Cette mystérieuse graine, précieusement enfermée dans un coffre, va ensuite disparaitre, vendue puis perdue. Mais le pouvoir de Sankofa va jaillir, tel un volcan, de sa peau irradiée de vert, suite à une piqure de guêpe. Après s’être évanouie, elle découvira tous ses proches et tous les habitants alentours morts autour d’elle.
Sa métamorphose est en marche.
Apporter la mort et chercher des réponses à sa vie
La lecture de Sankofa, la fille adoptive de la Mort, est particulièrement originale.
Tout d’abord, par ce mélange de culture africaine traditionnelle et rurale associée à des éléments futuristes tels que des intelligences artificielles et des « télécontrôleurs ». L’on découvre à travers les yeux de Sankofa cette Afrique du futur, mêlant traditions et modernité.
Ensuite, par le traitement moderne de la thématique du voyage initiatique. Alors qu’elle a tout perdu et qu’elle évolue seule, Sankofa va chercher des réponses à ce qui lui est arrivé en tentant de retrouver la graine. Les humains qu’elle rencontre sont souvent apeurés et vont même parfois tenter de la tuer. Ou de l’utiliser, pour ses pouvoirs destructeurs.
Finalement, c’est de sa propre identité qu’elle part en quête. D’une certaine rédemption aussi. Car elle est à la fois Fatima, la petite fille solitaire, et Sankofa, la puissante. Une enfant qui devient une femme aussi. Une jeune fille proche de la nature dans un univers où la technologie gère le quotidien, même des villages les plus éloignés.
On les appelait des « robocops », des robots policiers prétendument dotés d’une intelligence artificielle. Sankofa était pour sa part convaincue qu’ils étaient au moins connectés à internet et capables de passer au crible toute personne autour d’eux pour glaner des informations.
Il faut se laisser porter par le souffle du conte et des mystères africains pour apprécier ce roman. Les éléments futuristes pourront surprendre les novices et ils semblent poser des questions dans cette Afrique soumise aux forces technologiques, notamment à RoboTown. Questions auxquelles le roman ne répondra pas forcément.
Mais ce qui rend le récit touchant et efficace est ailleurs. C’est le personnage elle-même. Sa quête d’humanité et de maîtrise de son pouvoir.
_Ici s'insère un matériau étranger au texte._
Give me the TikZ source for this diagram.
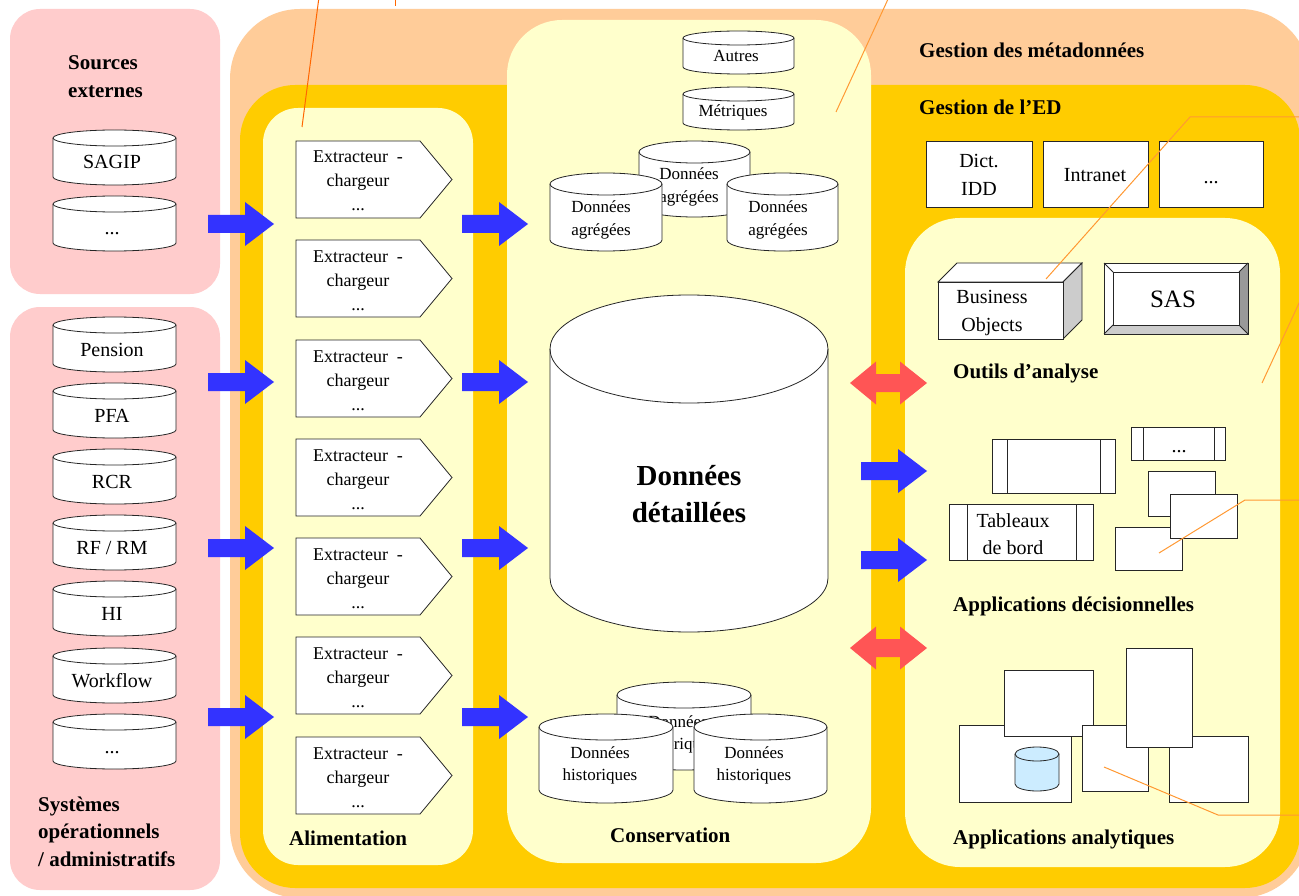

Le symbole de l’oiseau Sankofa, symbole de sagesse, de connaissance et de mémoire des peuples, semble ici particulièrement bien choisi.
Pourquoi lire Sankofa, la fille adoptive de la Mort ?
Sankofa, la fille adoptive de la Mort, est un roman afro-féministe puissant. En suivant les pas de cette jeune fille dont le quotidien est bouleversé par un pouvoir qu'elle n'a pas désiré, on ressent sa détresse, sa peur et sa colère. Sa quête de réponses et d'apaisement est bouleversante. Les interrogations sur la mort et sur notre rapport aux nouvelles technologies ne le sont pas moins.
"Il faut cueillir les ‘trésors’, les ‘perles’ du passé, pour qu’ils nourrissent le futur", selon les Akans. Même si celles-ci sont parfois lourdes à porter.